Posiblemente nosotros también nos encontremos con una serie de llagas y heridas que nos impiden llegar a donde está el Señor, desde ese lugar necesitamos pedirle que Él se acerque. O quizás nos cuesta decidirnos a ir hacia Él. Hoy es el día de la salvación.
“No tengan miedo, soy yo” es típico del Resucitado. Jesús nos saca de los encierros y del miedo. Es el Señor quien está vivo y mueve todo lo que toca con su mano sacándonos del lugar de confort y comodidad que no siempre es de lo mejor, para sacarnos a un lugar mucho mejor. Por eso te invita, te llama y te dice “¡Ánimo! vamos hacia adelante, mar adentro”.
La Eucaristía es alimento para esa dimensión del ser humano que no se sacia con nada que no sea espiritual. Todos los hombres y mujeres del mundo somos seres sedientos de este Agua, pero no nos damos cuenta. O más bien, no sabemos ponerle nombre a esa sed y a ese hambre. Erramos al vivir hambreados y probar todo tipo de sustitutos para calmar ese hambre que solo sacia el Pan del Cielo. La muchacha japonesa, Nakamura, sabía bien el nombre del alimento que podía calmar su hambre: “Padre, ¿me trajo la comunión?”.

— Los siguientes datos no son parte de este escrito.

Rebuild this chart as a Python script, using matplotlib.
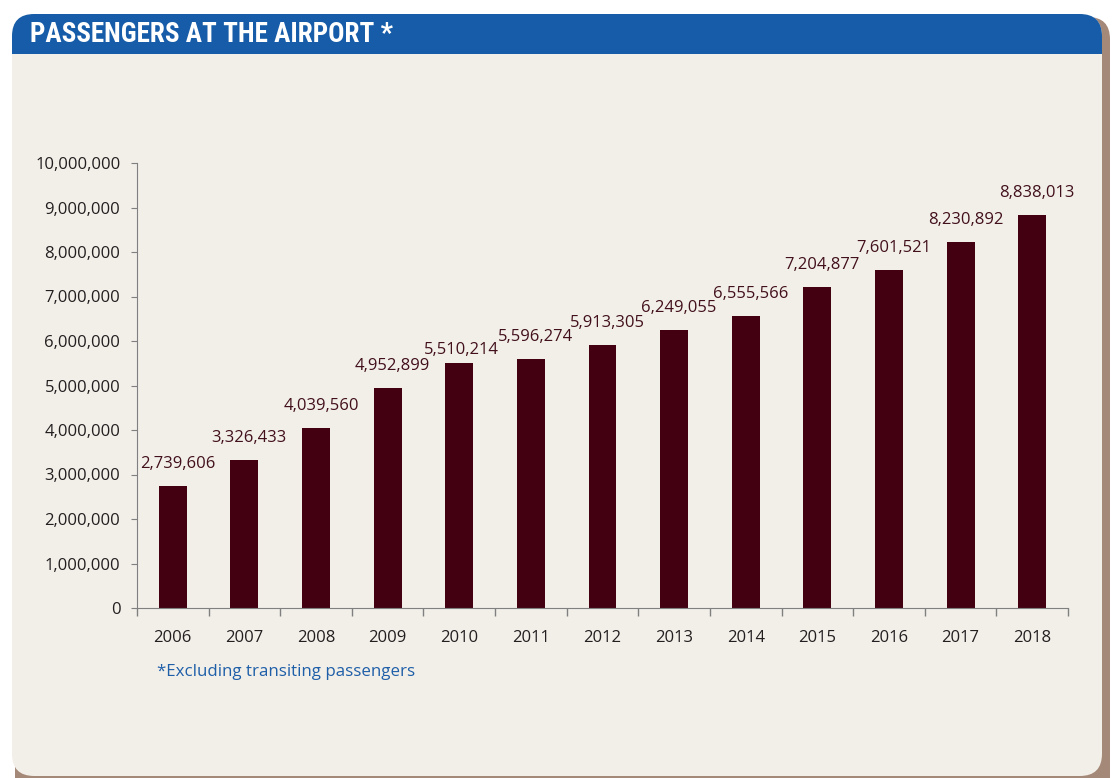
import matplotlib.pyplot as plt
from matplotlib.patches import FancyBboxPatch, Rectangle
from matplotlib.ticker import FuncFormatter

years = ['2006', '2007', '2008', '2009', '2010', '2011', '2012',
         '2013', '2014', '2015', '2016', '2017', '2018']
passengers = [2739606, 3326433, 4039560, 4952899, 5510214, 5596274, 5913305,
              6249055, 6555566, 7204877, 7601521, 8230892, 8838013]

W, H = 1112, 778
fig = plt.figure(figsize=(W / 100, H / 100), dpi=100)
fig.patch.set_facecolor('white')

def fx(x):
    return x / W

def fy(y):
    return 1 - y / H

beige = '#f2efe9'
blue = '#165ca8'

# shadow + panel
shadow = FancyBboxPatch((fx(15), fy(800)), fx(1095), fy(17) - fy(800),
                        boxstyle='round,pad=0,rounding_size=0.02',
                        transform=fig.transFigure, fc='#a48878', ec='none',
                        mutation_aspect=W / H, zorder=0)
fig.patches.append(shadow)
panel = FancyBboxPatch((fx(12), fy(776)), fx(1090), fy(14) - fy(776),
                       boxstyle='round,pad=0,rounding_size=0.02',
                       transform=fig.transFigure, fc=beige, ec='none',
                       mutation_aspect=W / H, zorder=1)
fig.patches.append(panel)
header = FancyBboxPatch((fx(12), fy(90)), fx(1090), fy(14) - fy(90),
                        boxstyle='round,pad=0,rounding_size=0.02',
                        transform=fig.transFigure, fc=blue, ec='none',
                        mutation_aspect=W / H, zorder=2)
fig.patches.append(header)
fig.patches.append(Rectangle((fx(12), fy(100)), fx(1090), fy(54) - fy(100),
                             transform=fig.transFigure, fc=beige, ec='none',
                             zorder=3))

fig.text(fx(30), fy(35), 'PASSENGERS AT THE AIRPORT *', color='white',
         fontsize=19.5, fontweight='bold', va='center', ha='left',
         family=['Roboto Condensed', 'Roboto', 'DejaVu Sans'], zorder=5)

ax = fig.add_axes([fx(137), fy(608), fx(1068) - fx(137), fy(163) - fy(608)])
ax.set_facecolor('none')
ax.set_zorder(5)

x = range(len(years))
ax.bar(x, passengers, width=0.39, color='#420011')
for i, v in enumerate(passengers):
    # the 2010 label sits lower so it does not run into 2011's
    off = (1.5, 3.5) if years[i] == '2010' else (3.5, 10)
    ax.annotate(f'{v:,}', (i, v), xytext=off, textcoords='offset points',
                ha='center', va='bottom', fontsize=12, color='#42101b',
                family='Open Sans')

ax.set_xlim(-0.5, len(years) - 0.5)
ax.set_ylim(0, 10000000)
ax.set_yticks(range(0, 10000001, 1000000))
ax.yaxis.set_major_formatter(FuncFormatter(lambda v, p: f'{int(v):,}'))
ax.set_xticks([i - 0.5 for i in range(len(years) + 1)])
ax.set_xticklabels([])
ax.set_xticks(list(x), minor=True)
ax.set_xticklabels(years, minor=True)
ax.tick_params(axis='x', which='major', length=6, color='#808080', width=1)
ax.tick_params(axis='x', which='minor', length=0, pad=16, labelsize=12,
               labelcolor='#231f20')
ax.tick_params(axis='y', length=4, color='#808080', labelsize=12,
               labelcolor='#231f20', pad=8)
for lbl in ax.get_xticklabels(minor=True) + ax.get_yticklabels():
    lbl.set_family('Open Sans')
for s in ['top', 'right']:
    ax.spines[s].set_visible(False)
for s in ['left', 'bottom']:
    ax.spines[s].set_color('#808080')

fig.text(fx(157), fy(672), '*Excluding transiting passengers', color='#1f5fa8',
         fontsize=12.2, va='center', ha='left', family='Open Sans', zorder=5)

fig.savefig('out.png', dpi=100, facecolor=fig.get_facecolor())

El alimento de la eucaristía nos fortalece para vivir según eso que le da consistencia a nuestras vidas que es la voluntad del Padre. Lo dice Jesús “mi alimento es hacer la voluntad del Padre”.

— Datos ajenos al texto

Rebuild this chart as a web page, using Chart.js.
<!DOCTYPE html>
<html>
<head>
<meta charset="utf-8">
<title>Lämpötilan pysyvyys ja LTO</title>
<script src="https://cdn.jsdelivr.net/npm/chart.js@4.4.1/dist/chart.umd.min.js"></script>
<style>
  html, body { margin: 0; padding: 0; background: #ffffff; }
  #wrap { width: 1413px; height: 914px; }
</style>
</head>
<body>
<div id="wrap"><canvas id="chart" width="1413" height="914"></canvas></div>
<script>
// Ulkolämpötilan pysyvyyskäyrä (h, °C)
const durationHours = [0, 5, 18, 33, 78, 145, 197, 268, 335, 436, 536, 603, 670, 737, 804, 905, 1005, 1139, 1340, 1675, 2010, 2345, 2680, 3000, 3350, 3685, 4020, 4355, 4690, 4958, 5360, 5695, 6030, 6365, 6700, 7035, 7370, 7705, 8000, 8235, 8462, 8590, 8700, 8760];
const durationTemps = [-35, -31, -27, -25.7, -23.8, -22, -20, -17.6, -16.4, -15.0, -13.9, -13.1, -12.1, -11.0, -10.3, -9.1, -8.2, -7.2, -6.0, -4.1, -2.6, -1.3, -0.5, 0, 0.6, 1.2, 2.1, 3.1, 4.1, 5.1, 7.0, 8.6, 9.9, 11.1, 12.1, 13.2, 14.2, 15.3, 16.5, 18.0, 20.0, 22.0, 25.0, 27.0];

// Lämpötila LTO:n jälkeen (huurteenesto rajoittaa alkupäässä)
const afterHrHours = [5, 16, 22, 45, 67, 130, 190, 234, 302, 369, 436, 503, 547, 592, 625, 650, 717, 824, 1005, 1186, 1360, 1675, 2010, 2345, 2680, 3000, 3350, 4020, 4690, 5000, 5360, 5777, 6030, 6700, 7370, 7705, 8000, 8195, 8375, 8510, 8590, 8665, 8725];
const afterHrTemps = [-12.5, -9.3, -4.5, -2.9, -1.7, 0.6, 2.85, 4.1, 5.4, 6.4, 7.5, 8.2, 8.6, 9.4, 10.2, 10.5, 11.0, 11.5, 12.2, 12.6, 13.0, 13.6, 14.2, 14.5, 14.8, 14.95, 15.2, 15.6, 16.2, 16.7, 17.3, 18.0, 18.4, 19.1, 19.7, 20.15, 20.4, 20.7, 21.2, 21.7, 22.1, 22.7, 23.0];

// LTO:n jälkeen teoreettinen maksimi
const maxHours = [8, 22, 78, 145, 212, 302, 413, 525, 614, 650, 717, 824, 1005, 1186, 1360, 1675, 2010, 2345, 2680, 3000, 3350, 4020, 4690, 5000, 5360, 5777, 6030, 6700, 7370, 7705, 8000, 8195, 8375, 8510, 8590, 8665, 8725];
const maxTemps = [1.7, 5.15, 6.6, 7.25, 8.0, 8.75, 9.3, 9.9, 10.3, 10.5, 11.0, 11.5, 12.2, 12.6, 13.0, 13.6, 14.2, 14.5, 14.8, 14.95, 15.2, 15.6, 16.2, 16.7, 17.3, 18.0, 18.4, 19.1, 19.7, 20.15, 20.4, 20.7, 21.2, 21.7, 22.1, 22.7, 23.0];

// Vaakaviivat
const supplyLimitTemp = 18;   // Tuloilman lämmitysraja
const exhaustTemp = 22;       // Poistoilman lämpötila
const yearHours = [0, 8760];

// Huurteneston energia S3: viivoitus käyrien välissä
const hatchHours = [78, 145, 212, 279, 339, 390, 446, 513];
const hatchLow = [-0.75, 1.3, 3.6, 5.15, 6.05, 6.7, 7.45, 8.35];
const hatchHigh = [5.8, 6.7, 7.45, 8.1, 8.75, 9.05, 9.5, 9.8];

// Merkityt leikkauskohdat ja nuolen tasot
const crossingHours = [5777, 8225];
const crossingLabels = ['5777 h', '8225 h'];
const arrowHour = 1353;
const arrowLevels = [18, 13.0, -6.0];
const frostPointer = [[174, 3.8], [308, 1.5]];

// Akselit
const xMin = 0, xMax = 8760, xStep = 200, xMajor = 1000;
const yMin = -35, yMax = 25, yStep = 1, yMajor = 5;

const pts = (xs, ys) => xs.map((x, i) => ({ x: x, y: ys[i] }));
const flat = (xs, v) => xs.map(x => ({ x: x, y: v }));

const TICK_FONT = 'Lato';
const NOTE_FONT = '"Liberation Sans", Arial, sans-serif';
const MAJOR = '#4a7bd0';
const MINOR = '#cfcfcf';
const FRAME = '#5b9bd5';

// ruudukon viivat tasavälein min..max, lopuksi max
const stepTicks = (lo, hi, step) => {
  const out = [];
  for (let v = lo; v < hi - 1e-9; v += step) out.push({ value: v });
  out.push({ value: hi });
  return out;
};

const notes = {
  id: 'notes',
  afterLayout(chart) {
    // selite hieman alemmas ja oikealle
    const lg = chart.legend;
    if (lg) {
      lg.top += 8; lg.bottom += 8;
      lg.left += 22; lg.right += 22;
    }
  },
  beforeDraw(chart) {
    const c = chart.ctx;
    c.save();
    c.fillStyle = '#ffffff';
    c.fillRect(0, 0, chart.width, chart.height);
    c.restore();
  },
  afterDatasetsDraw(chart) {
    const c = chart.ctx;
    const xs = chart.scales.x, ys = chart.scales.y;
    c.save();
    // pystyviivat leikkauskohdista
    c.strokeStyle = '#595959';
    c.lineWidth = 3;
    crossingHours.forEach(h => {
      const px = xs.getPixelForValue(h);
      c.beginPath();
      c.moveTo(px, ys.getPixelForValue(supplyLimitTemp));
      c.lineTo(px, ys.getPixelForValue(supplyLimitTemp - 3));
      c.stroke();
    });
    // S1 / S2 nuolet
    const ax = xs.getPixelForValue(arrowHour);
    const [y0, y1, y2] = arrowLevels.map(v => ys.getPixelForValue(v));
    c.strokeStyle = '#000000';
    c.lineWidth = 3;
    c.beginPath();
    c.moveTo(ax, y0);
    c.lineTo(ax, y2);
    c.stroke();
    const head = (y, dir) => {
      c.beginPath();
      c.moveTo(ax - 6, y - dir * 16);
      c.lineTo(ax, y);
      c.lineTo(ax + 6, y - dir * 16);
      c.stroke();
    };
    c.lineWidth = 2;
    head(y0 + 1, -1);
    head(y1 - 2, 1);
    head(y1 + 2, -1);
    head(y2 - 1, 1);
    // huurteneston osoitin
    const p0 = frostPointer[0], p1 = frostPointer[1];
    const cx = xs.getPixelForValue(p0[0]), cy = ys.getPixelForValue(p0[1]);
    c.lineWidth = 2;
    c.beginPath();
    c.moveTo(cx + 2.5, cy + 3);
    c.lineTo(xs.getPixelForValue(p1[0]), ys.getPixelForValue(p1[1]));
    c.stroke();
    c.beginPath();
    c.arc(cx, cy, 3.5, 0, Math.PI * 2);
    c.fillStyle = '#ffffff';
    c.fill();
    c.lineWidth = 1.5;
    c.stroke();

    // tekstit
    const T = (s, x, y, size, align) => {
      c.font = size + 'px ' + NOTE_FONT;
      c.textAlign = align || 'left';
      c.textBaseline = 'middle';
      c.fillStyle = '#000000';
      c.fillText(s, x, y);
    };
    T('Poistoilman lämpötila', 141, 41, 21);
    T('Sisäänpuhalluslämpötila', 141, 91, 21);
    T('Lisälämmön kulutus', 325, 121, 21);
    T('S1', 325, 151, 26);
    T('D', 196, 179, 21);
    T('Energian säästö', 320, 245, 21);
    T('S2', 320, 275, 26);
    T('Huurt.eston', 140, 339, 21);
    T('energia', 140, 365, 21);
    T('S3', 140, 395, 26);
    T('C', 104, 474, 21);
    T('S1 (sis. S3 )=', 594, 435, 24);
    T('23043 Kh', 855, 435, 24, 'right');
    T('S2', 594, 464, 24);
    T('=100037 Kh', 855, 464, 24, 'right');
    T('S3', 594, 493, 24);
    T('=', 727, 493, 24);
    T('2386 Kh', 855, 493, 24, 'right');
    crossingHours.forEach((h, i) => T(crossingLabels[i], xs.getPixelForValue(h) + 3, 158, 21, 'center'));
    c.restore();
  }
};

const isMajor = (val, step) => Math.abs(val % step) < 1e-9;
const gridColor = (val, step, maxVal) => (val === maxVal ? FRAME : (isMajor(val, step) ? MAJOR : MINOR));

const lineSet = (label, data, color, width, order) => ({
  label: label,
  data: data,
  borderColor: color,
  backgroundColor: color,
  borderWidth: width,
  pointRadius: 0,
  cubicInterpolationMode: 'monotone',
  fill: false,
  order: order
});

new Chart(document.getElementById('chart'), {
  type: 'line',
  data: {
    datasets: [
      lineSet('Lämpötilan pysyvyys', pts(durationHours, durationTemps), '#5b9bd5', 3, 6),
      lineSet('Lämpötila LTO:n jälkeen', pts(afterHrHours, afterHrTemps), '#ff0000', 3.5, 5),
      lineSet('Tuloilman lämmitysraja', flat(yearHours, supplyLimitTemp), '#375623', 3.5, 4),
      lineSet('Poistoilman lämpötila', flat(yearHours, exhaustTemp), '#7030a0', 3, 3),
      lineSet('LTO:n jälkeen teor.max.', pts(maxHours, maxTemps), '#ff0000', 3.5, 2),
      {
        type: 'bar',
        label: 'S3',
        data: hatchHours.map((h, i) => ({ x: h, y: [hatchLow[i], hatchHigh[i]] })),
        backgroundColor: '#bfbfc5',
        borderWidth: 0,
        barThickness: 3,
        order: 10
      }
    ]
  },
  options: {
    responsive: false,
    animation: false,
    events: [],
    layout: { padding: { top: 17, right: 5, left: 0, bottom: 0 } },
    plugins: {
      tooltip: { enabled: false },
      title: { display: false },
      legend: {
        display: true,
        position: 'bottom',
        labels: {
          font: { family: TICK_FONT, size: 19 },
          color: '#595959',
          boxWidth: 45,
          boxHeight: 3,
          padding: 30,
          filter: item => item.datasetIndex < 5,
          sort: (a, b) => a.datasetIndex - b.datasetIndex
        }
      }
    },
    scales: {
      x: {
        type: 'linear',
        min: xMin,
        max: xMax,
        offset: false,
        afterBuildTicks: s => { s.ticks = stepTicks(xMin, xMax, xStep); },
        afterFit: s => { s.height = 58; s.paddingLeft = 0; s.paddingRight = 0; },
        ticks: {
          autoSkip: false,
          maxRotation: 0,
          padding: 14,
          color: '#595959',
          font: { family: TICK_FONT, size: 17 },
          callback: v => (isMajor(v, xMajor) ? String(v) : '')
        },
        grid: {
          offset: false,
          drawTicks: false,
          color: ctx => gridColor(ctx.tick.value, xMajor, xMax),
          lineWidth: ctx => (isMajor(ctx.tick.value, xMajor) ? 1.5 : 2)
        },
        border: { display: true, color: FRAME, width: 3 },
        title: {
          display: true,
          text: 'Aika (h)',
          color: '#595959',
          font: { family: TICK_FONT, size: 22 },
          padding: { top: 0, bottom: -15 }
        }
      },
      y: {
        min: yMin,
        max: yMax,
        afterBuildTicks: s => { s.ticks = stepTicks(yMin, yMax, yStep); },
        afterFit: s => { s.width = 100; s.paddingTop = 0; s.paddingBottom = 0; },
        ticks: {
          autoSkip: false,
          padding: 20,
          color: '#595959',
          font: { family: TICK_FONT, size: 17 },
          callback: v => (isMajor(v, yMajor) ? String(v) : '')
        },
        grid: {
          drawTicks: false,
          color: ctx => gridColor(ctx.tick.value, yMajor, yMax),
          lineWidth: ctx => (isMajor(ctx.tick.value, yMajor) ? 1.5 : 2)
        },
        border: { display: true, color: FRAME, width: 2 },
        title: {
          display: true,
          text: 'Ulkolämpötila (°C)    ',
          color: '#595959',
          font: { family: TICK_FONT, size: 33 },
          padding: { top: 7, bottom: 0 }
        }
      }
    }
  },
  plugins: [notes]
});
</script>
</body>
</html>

Los discípulos piden un signo, y el Señor les dice que la obra de Dios es que crean en Él. Animate a caminar donde el Señor hoy te invita a caminar y ese será su gran signo, llevarte a lugares mucho más altos y hondos de los que vos sólo podrías recorrer. El Señor quiere airear nuestras vidas y eso supone ir por un camino distinto, salir de los círculos rutinarios donde nos repetimos.

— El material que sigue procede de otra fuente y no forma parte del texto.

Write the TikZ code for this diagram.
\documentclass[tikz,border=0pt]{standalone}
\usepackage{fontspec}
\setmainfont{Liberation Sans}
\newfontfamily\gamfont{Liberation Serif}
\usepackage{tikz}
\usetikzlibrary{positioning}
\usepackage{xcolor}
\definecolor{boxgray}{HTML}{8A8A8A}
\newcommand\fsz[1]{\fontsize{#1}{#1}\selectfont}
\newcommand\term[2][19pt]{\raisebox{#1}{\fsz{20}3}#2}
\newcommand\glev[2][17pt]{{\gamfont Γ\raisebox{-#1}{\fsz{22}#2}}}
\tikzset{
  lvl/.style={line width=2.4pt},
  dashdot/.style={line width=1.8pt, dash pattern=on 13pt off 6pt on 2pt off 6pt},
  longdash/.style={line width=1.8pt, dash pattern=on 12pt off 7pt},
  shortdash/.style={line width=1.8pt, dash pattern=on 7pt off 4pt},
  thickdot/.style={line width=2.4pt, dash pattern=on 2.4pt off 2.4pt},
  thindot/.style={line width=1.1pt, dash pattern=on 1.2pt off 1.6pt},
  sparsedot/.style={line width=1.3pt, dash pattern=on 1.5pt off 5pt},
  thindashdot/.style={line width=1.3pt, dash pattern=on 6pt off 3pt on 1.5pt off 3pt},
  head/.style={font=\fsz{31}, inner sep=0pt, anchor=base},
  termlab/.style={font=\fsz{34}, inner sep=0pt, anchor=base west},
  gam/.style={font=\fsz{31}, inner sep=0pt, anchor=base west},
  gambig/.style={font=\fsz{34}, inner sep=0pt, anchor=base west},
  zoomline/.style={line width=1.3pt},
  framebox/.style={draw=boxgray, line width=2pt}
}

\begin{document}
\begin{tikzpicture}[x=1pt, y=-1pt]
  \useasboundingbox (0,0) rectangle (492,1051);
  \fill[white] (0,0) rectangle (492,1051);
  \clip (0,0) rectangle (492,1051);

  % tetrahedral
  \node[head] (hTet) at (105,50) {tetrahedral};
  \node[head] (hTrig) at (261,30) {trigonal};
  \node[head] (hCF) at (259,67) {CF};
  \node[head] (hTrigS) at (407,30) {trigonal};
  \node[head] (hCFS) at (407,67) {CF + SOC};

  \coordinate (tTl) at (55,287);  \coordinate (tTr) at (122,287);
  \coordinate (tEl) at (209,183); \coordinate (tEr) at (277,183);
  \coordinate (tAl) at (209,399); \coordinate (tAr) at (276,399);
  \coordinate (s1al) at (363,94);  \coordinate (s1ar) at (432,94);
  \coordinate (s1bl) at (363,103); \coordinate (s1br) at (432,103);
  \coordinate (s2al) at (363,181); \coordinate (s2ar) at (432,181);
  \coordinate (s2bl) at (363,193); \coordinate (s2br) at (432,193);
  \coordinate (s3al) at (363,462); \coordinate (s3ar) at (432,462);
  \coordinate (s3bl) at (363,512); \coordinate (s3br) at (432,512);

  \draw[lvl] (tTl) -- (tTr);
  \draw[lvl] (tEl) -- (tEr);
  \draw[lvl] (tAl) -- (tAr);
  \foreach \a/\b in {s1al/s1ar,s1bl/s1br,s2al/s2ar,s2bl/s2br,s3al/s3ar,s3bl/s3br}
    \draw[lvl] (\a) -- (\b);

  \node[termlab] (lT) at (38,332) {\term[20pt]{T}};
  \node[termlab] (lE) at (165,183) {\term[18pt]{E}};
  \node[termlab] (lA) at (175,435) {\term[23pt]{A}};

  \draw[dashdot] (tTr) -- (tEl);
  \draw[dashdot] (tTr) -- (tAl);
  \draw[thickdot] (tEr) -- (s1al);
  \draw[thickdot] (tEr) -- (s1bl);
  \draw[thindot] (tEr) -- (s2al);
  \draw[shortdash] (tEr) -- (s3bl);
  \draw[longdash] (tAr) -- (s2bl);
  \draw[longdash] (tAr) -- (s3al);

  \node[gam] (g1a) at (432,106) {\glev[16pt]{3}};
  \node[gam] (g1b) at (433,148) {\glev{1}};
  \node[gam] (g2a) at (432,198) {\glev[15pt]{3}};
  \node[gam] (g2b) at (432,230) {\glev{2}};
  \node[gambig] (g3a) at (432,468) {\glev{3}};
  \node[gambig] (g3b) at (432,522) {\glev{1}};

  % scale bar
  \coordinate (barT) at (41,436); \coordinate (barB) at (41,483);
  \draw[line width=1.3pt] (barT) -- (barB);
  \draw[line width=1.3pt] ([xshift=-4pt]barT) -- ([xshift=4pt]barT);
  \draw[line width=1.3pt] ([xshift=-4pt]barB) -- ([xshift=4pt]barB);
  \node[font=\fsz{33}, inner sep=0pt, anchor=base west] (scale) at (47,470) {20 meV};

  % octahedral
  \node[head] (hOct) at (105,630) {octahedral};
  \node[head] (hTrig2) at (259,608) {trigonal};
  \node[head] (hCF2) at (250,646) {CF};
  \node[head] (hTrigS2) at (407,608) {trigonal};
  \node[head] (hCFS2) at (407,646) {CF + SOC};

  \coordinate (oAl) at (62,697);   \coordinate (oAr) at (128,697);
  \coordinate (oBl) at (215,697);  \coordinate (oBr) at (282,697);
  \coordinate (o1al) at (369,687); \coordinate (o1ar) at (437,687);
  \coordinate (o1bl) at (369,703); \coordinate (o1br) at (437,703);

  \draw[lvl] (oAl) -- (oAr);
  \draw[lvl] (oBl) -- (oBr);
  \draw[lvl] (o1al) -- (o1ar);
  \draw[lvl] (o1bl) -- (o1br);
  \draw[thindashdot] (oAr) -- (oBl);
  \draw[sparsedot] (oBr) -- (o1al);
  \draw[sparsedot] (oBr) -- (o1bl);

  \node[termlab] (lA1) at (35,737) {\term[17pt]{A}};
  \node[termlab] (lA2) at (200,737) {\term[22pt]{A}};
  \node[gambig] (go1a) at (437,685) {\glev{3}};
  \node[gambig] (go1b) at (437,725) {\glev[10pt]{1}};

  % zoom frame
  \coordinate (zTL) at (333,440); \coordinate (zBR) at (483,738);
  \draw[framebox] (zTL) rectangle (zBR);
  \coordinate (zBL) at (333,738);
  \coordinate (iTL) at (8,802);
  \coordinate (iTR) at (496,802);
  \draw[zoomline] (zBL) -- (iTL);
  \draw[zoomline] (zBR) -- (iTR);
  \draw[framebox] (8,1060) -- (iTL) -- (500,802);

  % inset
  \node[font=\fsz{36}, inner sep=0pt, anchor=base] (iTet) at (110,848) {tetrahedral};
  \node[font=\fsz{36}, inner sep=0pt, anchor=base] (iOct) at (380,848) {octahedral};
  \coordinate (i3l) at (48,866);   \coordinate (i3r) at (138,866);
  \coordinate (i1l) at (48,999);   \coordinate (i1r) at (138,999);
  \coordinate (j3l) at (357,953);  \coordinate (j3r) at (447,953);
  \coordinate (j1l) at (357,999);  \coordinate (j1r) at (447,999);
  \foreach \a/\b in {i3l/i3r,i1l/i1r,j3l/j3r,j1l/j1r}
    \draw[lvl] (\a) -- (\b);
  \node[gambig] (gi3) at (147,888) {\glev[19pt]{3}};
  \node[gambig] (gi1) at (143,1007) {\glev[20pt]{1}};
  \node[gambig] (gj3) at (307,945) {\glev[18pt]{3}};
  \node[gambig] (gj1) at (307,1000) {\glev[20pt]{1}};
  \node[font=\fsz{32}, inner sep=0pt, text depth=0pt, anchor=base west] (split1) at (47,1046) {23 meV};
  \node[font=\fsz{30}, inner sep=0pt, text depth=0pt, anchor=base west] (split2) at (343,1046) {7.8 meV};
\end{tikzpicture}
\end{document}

Esa es la gracia que nos tiene que “explicar” Jesús. Mientras se nos da en la Eucaristía, una y otra vez, tiene que enseñarnos a conectar nuestros hambres con su Pan. Y para eso no hay otra pedagogía que la de despertar e incrementar el deseo.
Allí es donde Jesús nos tiene que educar mostrándonos que hay en nosotros un deseo que no es de objetos. Es deseo de que unos ojos nos miren, deseo de que la Persona que nos dio la vida y nos sostiene en ella nos hable con amor. Es deseo de ser alimentados con una Palabra buena y sabrosa como un Pan. Pero un pan del cielo: un pan que se queda, un Pan que permanece, un Pan Compañero. El pan del cielo es una Persona, la Persona de Jesús, y despierta en nosotros “hambre de más Jesús”. Es un hambre no sólo de recibir “algo”, sin de entrar en comunión con Alguien. No es un Pan para estar fuertes para hacer cosas. Más bien es un Pan que se come para estar juntos, para celebrar una cena, para compartir vida de familia. No se trata de “para qué me sirve comulgar” o de “cuantas veces hay que comulgar”. Se trata de pensar al revés: para que sirve todo lo demás si no es para entrar en comunión. Lo que no puedo convertir en Eucaristía es desecho. Lo que se puede convertir en ofrenda agradable para que el Señor la convierta en Eucaristía, eso sí vale.
¿Para qué sirve comulgar? Para que crezca mi deseo de comulgar con Jesucristo, Pan de Vida, por quien tenemos acceso al Padre, en quien somos todos hermanos.